Compounding the situation, Greece has been frozen out of capital markets since 2014 as investors remain wary of the government’s ability to meet debt obligations. Global markets certainly have no intention of lending Greece the money it needs to make payments this year and avert default.

What bonds are outstanding?
You can think of Greece’s bond market in two parts. The first is what remains of the country’s 2012 debt restructuring when banks and other private creditors agreed to a steep write-off in the so-called private sector involvement (PSI).

There is about €30bn of PSI bonds with maturities between 2023 and 2042, plus about €1.6bn of bonds held by investors who refused to take part.

Commercial banks think of these 20-odd PSI bonds as a strip, rather than individual securities. Instead of buying into one, investors tend to buy portions of each, which is why describing the yield on a PSI bond that matures in 2027 as Greece’s 10-year benchmark borrowing rate is misleading.

The other part of Greece’s bond market is the €4.5bn of debt it sold in 2014 when the government was convinced that its crisis was in the past.

First came a five-year, 2019 bond. Then a three-year, 2017 bond. Greek banks were later able to exchange some short-term debt for government bonds, bumping up the outstanding sum.

After a huge bailout from the IMF and Europe, investors bet that the country’s prospects were improving and the price of its bonds would go up, especially if the European Central Bank launched a bond-buying scheme as seemed likely.

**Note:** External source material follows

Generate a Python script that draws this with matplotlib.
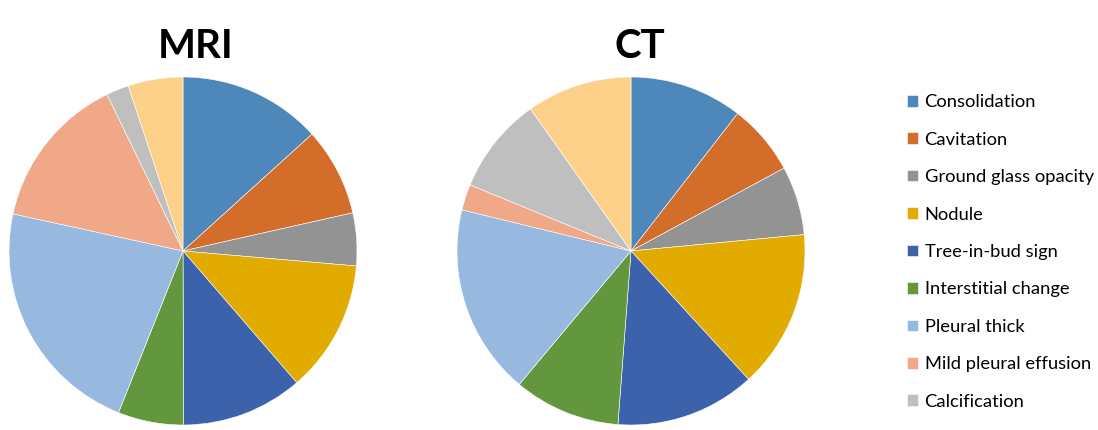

Things did not work out this way. Greek bonds were not included in ECB bond-buying and the country has repeatedly edged into crisis.

Who owns Greek bonds?
The bond market may be a no-go area for many investors but there are a few large mainstream bondholders that remain involved. Carmignac, Natixis and Pimco are among the investors in Greek bonds, according to Bloomberg data, along with Greek banks.

A number of specialist distressed debt investors have also built up positions in Greek debt since 2015, when bonds were trading below 30 cents in the euro, according to one banker who has worked with the country. If the country defaults, this group may try to hold out for full repayment.

Why do the bonds matter?
Greece’s optimism three years ago has come back to haunt it — and the investors who believed in it.

In July, more than €2bn is owed to private sector creditors who bought into the country’s recovery story in 2014, along with more than €3bn due to European creditors. Greece can afford neither without fresh bailout money.

Creditor brinkmanship has been resolved at the eleventh hour before — and may be again. Erik Nielsen at UniCredit, for example, says he believes there will be a deal before July.

But the country’s long-term goal of debt sustainability is to regain access to international debt markets. With each new debt crisis, that comeback is looking increasingly far away.